At first I though it was just me. However, after many re-reads of chapters, I found that this author continually rambles about one subject then abruptly moves to another in his examples. He then proceeds to further confuse you by mixing in other mathematical concepts that add noise to understanding what he meant to say in the first place.
I would not recommend this book to a beginner, as this author makes every attempt to elude the concept of a beginner's book by adding worthless blather and his knowledge of other subjects to an already complicated subject. Add to that poorly written examples that ultimately add more confusion by adding unnecessary unexplained concepts, and you have the worst beginner's book I have read in awhile. This author's book, at best, has an intermediate audience in mind. However, even they would need to be suffering from ADD to follow this author's thought patterns.

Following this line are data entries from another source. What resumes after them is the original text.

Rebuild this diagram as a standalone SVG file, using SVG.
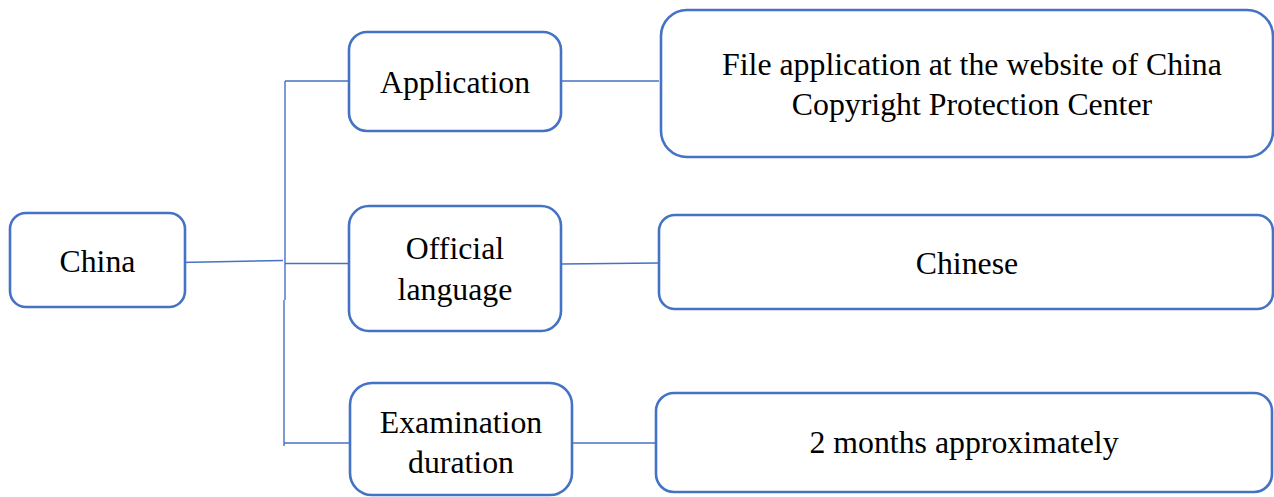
<svg xmlns="http://www.w3.org/2000/svg" width="1274" height="497" viewBox="0 0 1274 497">
  <style>
    .box { fill: #ffffff; stroke: #4472C4; stroke-width: 2.6; }
    .link { fill: none; stroke: #4472C4; stroke-width: 1.4; }
    .label { font-family: 'Liberation Serif', 'Times New Roman', serif; font-size: 31.8px; fill: #000000; text-anchor: middle; }
  </style>
  <rect x="0" y="0" width="1274" height="497" fill="#ffffff"/>

  <!-- connectors -->
  <g id="connectors">
    <path class="link" d="M180 262.5 L283 260.5"/>
    <path class="link" d="M285 81 V300"/>
    <path class="link" d="M284 300 V446"/>
    <path class="link" d="M285 81 H349"/>
    <path class="link" d="M285 263.5 H349"/>
    <path class="link" d="M284 443 H349"/>
    <path class="link" d="M561 81 H659"/>
    <path class="link" d="M561 264 L659 263"/>
    <path class="link" d="M568 443 H656"/>
  </g>

  <g id="china">
    <rect class="box" x="10" y="213" width="175" height="94" rx="16"/>
    <text class="label" x="97.5" y="272">China</text>
  </g>

  <g id="application">
    <rect class="box" x="349" y="32" width="212" height="99" rx="18"/>
    <text class="label" x="455" y="93">Application</text>
  </g>

  <g id="official-language">
    <rect class="box" x="349" y="206" width="212" height="125" rx="20"/>
    <text class="label" x="455" y="259">Official</text>
    <text class="label" x="455" y="300">language</text>
  </g>

  <g id="examination-duration">
    <rect class="box" x="350" y="383" width="222" height="112" rx="22"/>
    <text class="label" x="461" y="433">Examination</text>
    <text class="label" x="461" y="473">duration</text>
  </g>

  <g id="application-detail">
    <rect class="box" x="661" y="10" width="612" height="147" rx="26"/>
    <text class="label" x="972" y="75">File application at the website of China</text>
    <text class="label" x="972" y="115">Copyright Protection Center</text>
  </g>

  <g id="language-detail">
    <rect class="box" x="659" y="215" width="614" height="94" rx="16"/>
    <text class="label" x="967" y="274">Chinese</text>
  </g>

  <g id="duration-detail">
    <rect class="box" x="656" y="393" width="616" height="99" rx="18"/>
    <text class="label" x="964" y="453">2 months approximately</text>
  </g>
</svg>
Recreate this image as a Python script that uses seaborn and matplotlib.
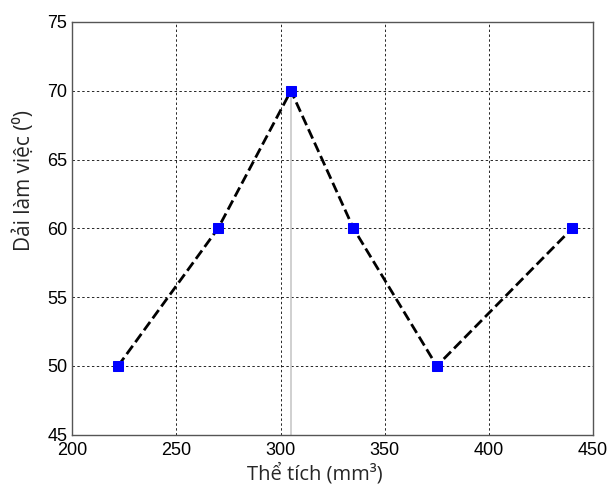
import matplotlib
matplotlib.use("Agg")
import matplotlib.pyplot as plt
import seaborn as sns
import pandas as pd

the_tich = [222, 270, 305, 335, 375, 440]
dai_lam_viec = [50, 60, 70, 60, 50, 60]
x_ticks = [200, 250, 300, 350, 400, 450]
y_ticks = [45, 50, 55, 60, 65, 70, 75]
peak_x = 305
peak_y = 70

sns.set_style("white")
plt.rcParams['font.family'] = ['Liberation Sans', 'DejaVu Sans']

df = pd.DataFrame({"x": the_tich, "y": dai_lam_viec})

fig = plt.figure(figsize=(6.12, 4.88), dpi=100)
ax = fig.add_axes([0.118, 0.109, 0.851, 0.846])

ax.set_xlim(200, 450)
ax.set_ylim(45, 75)
ax.set_xticks(x_ticks)
ax.set_yticks(y_ticks)
ax.grid(True, color='black', linestyle=(0, (2.5, 2.5)), linewidth=0.7, alpha=0.85)
ax.set_axisbelow(True)

ax.vlines(peak_x, 45, peak_y, color='#c8c8c8', linewidth=1.2, zorder=1)

sns.lineplot(data=df, x="x", y="y", ax=ax, color='black', linestyle='--',
             linewidth=2.0, marker='s', markersize=7, markerfacecolor='#0000ff',
             markeredgecolor='#0000ff', zorder=3, sort=False)

for s in ax.spines.values():
    s.set_color('#555555')
    s.set_linewidth(1.0)

ax.tick_params(axis='both', labelsize=13, colors='#555555', labelcolor='black',
               direction='in', length=0)
ax.tick_params(axis='x', pad=5)
ax.tick_params(axis='y', pad=3.5)

lab_font = ['Open Sans', 'DejaVu Sans']
ax.set_xlabel("Thể tích (mm³)", fontsize=14.5, family=lab_font)
ax.set_ylabel("Dải làm việc (⁰)", fontsize=15, family=lab_font)
ax.xaxis.set_label_coords(0.466, -0.068)
ax.yaxis.set_label_coords(-0.072, 0.617)

fig.savefig("out.png", dpi=100)
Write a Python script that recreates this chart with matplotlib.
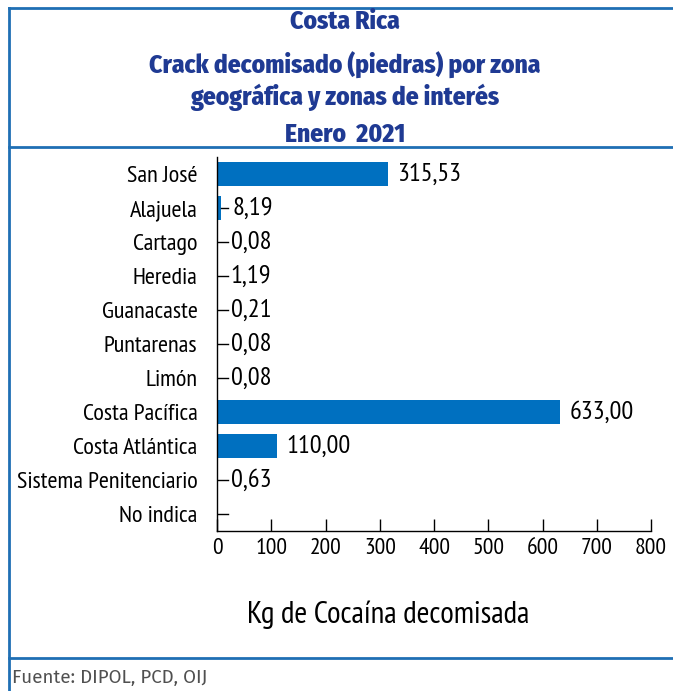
import matplotlib.pyplot as plt
from matplotlib.lines import Line2D

plt.rcParams['font.family'] = ['PT Sans Narrow', 'DejaVu Sans']

zonas = ["San José", "Alajuela", "Cartago", "Heredia", "Guanacaste", "Puntarenas",
         "Limón", "Costa Pacífica", "Costa Atlántica", "Sistema Penitenciario", "No indica"]
valores = [315.53, 8.19, 0.08, 1.19, 0.21, 0.08, 0.08, 633.00, 110.00, 0.63, 0.0]
etiquetas = ["315,53", "8,19", "0,08", "1,19", "0,21", "0,08", "0,08", "633,00", "110,00", "0,63", ""]
ticks_x = [0, 100, 200, 300, 400, 500, 600, 700, 800]

azul_barra = "#0070C0"
azul_titulo = "#1F3A93"
azul_marco = "#1F6FB4"

fig = plt.figure(figsize=(6.73, 6.91), dpi=100)
ax = fig.add_axes([217 / 673, 1 - 531 / 691, 434 / 673, 374 / 691])

pos = list(range(len(zonas)))
ax.barh(pos, valores, height=0.7, color=azul_barra)
ax.set_ylim(len(zonas) - 0.5, -0.5)
ax.set_xlim(0, 800)
ax.set_yticks(pos)
ax.set_yticklabels(zonas, fontsize=17.5)
ax.set_xticks(ticks_x)
ax.set_xticklabels([str(t) for t in ticks_x], fontsize=17)
ax.tick_params(axis='y', length=0, pad=14)
ax.tick_params(axis='x', direction='in', length=9, width=1, pad=5)
for s in ['top', 'right']:
    ax.spines[s].set_visible(False)
for s in ['left', 'bottom']:
    ax.spines[s].set_linewidth(1)
    ax.spines[s].set_color('black')

# etiquetas de valor con linea guia para los valores chicos
for i, (v, txt) in enumerate(zip(valores, etiquetas)):
    if v < 20:
        ax.plot([v, 20], [i, i], color='black', lw=1)
        ax.text(max(v + 20, 25), i, txt, va='center', ha='left', fontsize=19)
    else:
        ax.text(v + 17, i, txt, va='center', ha='left', fontsize=19)

fig.text(388 / 673, 1 - 615 / 691, "Kg de Cocaína decomisada", ha='center', va='center', fontsize=22.3)

titulos = [("Costa Rica", 22), ("Crack decomisado (piedras) por zona", 65),
           ("geográfica y zonas de interés", 97), ("Enero  2021", 135)]
for t, y in titulos:
    fig.text(345 / 673, 1 - y / 691, t, ha='center', va='center', fontsize=18.3,
             fontweight=800, color=azul_titulo, family=['Fira Sans Condensed', 'DejaVu Sans'])

fig.text(12 / 673, 1 - 678 / 691, "Fuente: DIPOL, PCD, OIJ", ha='left', va='center',
         fontsize=13.5, color='#505050', family=['Fira Sans', 'DejaVu Sans'], fontweight='normal')

# marco
fig.add_artist(Line2D([9 / 673, 9 / 673], [0, 1 - 8 / 691], color=azul_marco, lw=2))
for y in [8, 147, 658]:
    fig.add_artist(Line2D([9 / 673, 1], [1 - y / 691, 1 - y / 691], color=azul_marco, lw=2))

fig.savefig("out.png", dpi=100)
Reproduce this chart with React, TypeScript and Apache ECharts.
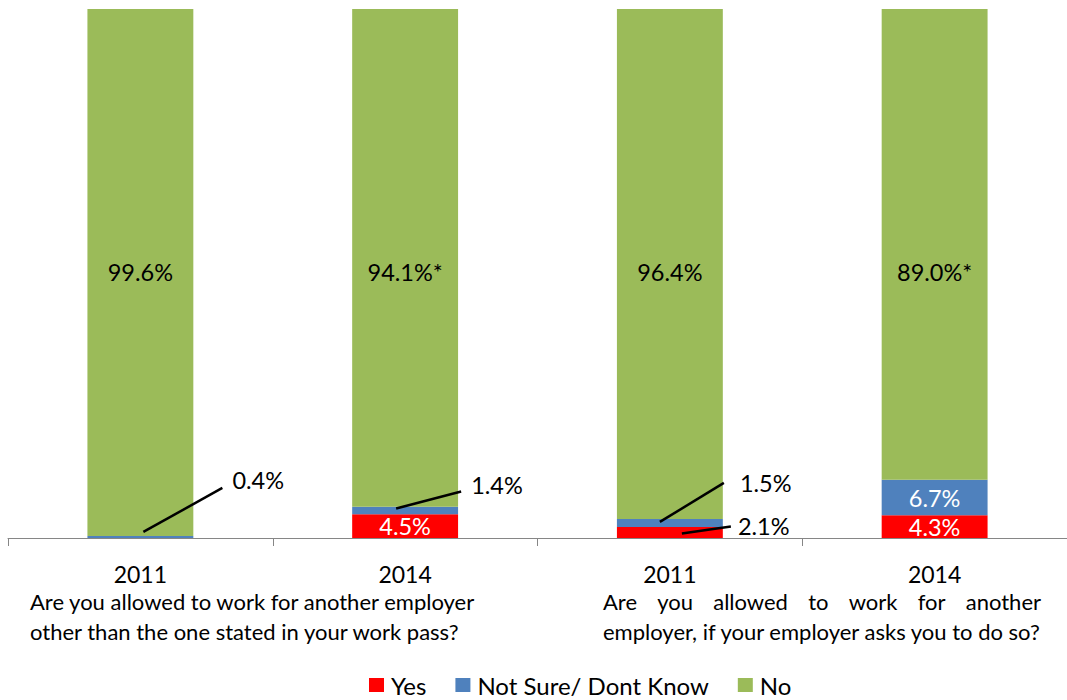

Rating:  Summary: detailed Review: Ivor Horton has an exceptional talent for organizing and presenting C++ that makes it easy to learn. This is a very difficult lanuage, but if you persist, you will learn with his book. It is the best C++ learner book I have found. He leads you through each chapter expanding on the previous. It is slow going at first because you need to know so many things to begin programming. It becomes easy after you get half way through the book and all the pieces of the puzzle start coming together.
Rating:  Summary: Great Way To Get Started. Review: This book is written quite well for some one who wants to learn C++ from the ground up. It starts with a good No Nonsense procedural approach to C/C++ and then on to an Object Oriented view then works into windows programming and even a bit on database access with C++. Very nice way to start. Bottom Line absolute a ton of Info Presented in a easy to read and understand way. No Extra words like you would get from a college textbook so they could charge more for the text and a ton of info because the author is trying to teach you completely instead of teach you programming 101 and 102. Obviously as one progresses with C++ more books would be required. After you get through the procedural and Object Oriented part of this book I would plan on buying a book which teaches you other important aspects of programming such as Data structures, and Parsing. Read that while moving on to the windows part of the book. Not that it's at all needed to understand the "windows" half of the books but it stuff that all programmers should know.